Governor Jerry Brown’s latest proposal to avoid the early release of some 9,600 prison inmates is as good a plan as can be implemented today.
The state has until December to shed these inmates from our prisons as ordered by federal judges who believe our prisoners are severely over crowded and thereby unfair to prisoners.
The governor has proposed spending more than $700 million to eliminate overcrowding by sending prisoners to alternative facilities.
Among those facilities are privately owned prisons in and out of the state, and a proposal to reopen city-owned jails in Shafter and Taft in the Central Valley, and perhaps sending more inmates to county jails.
The proposal, which comes with a hefty price tag, has also earned the support of prison guards who have traditionally fought efforts to send prisoners to privately owned and operated prison, but who this time around will staff one such facility.
We believe this is a sensible solution to a problem the state has only four months to solve.
To release another 9,600 felons into California communities is unfair to those who play by the rules, and an added burden to local policing agencies.
While the plan represents a practical solution in this moment, we also agree with Senate leader Darrel Steinberg and Assembly Speaker John Perez that the state needs to develop and spend more on mental heath and drug treatment programs.
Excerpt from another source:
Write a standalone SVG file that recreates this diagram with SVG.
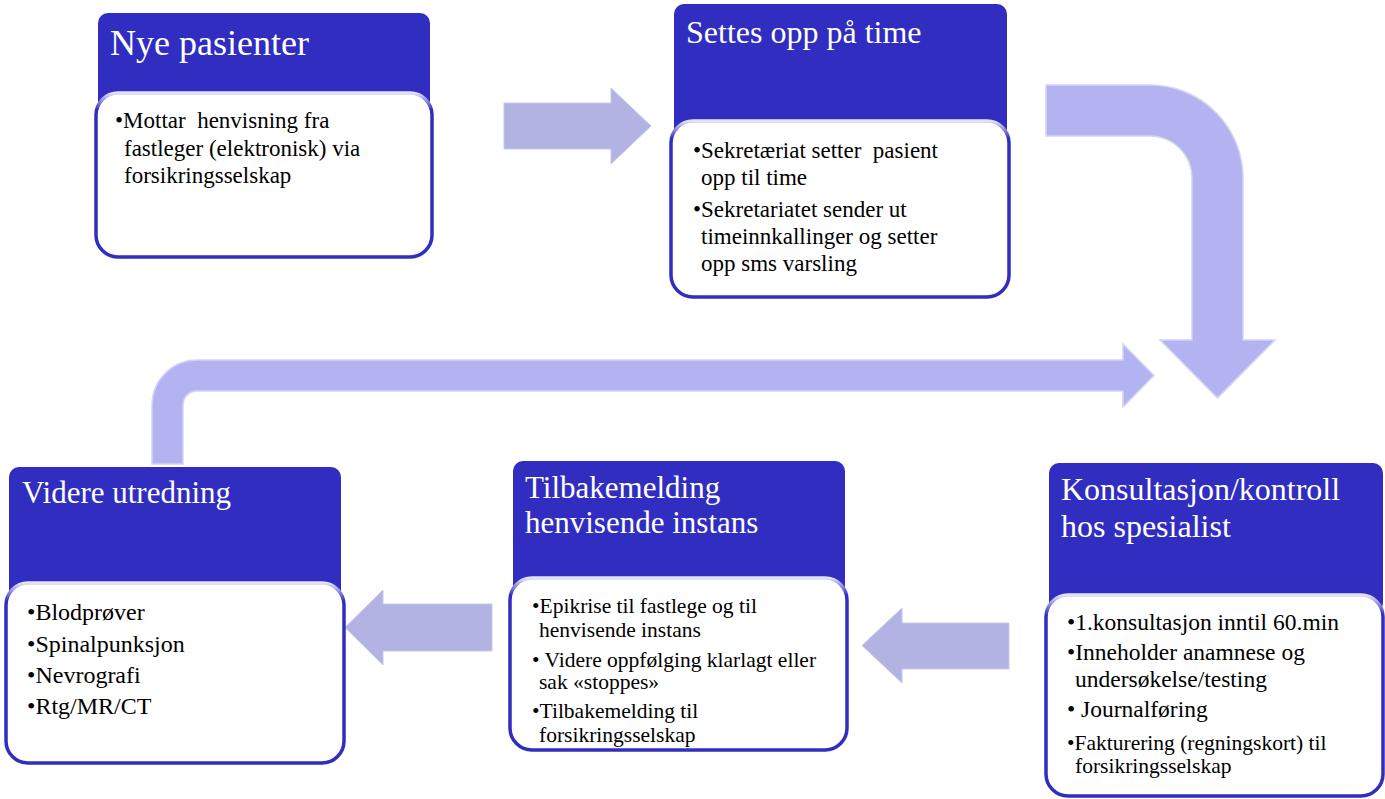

We also believe that a comprehensive review and overhaul of the states criminal sentencing laws is also needed.
There is no reason that all three recommendations can’t be undertaken simultaneously.
We have a crisis now and it calls for an alternative to releasing serious felons back into our communities, which Brown’s plan provides.
It will also give the legislature time to work on other proposals to safely and rationally reduce the prison population, without the threat if a judge’s order hanging over them.
What Sacramento needs to do is stop the bickering and get started implementing a more permanent solution.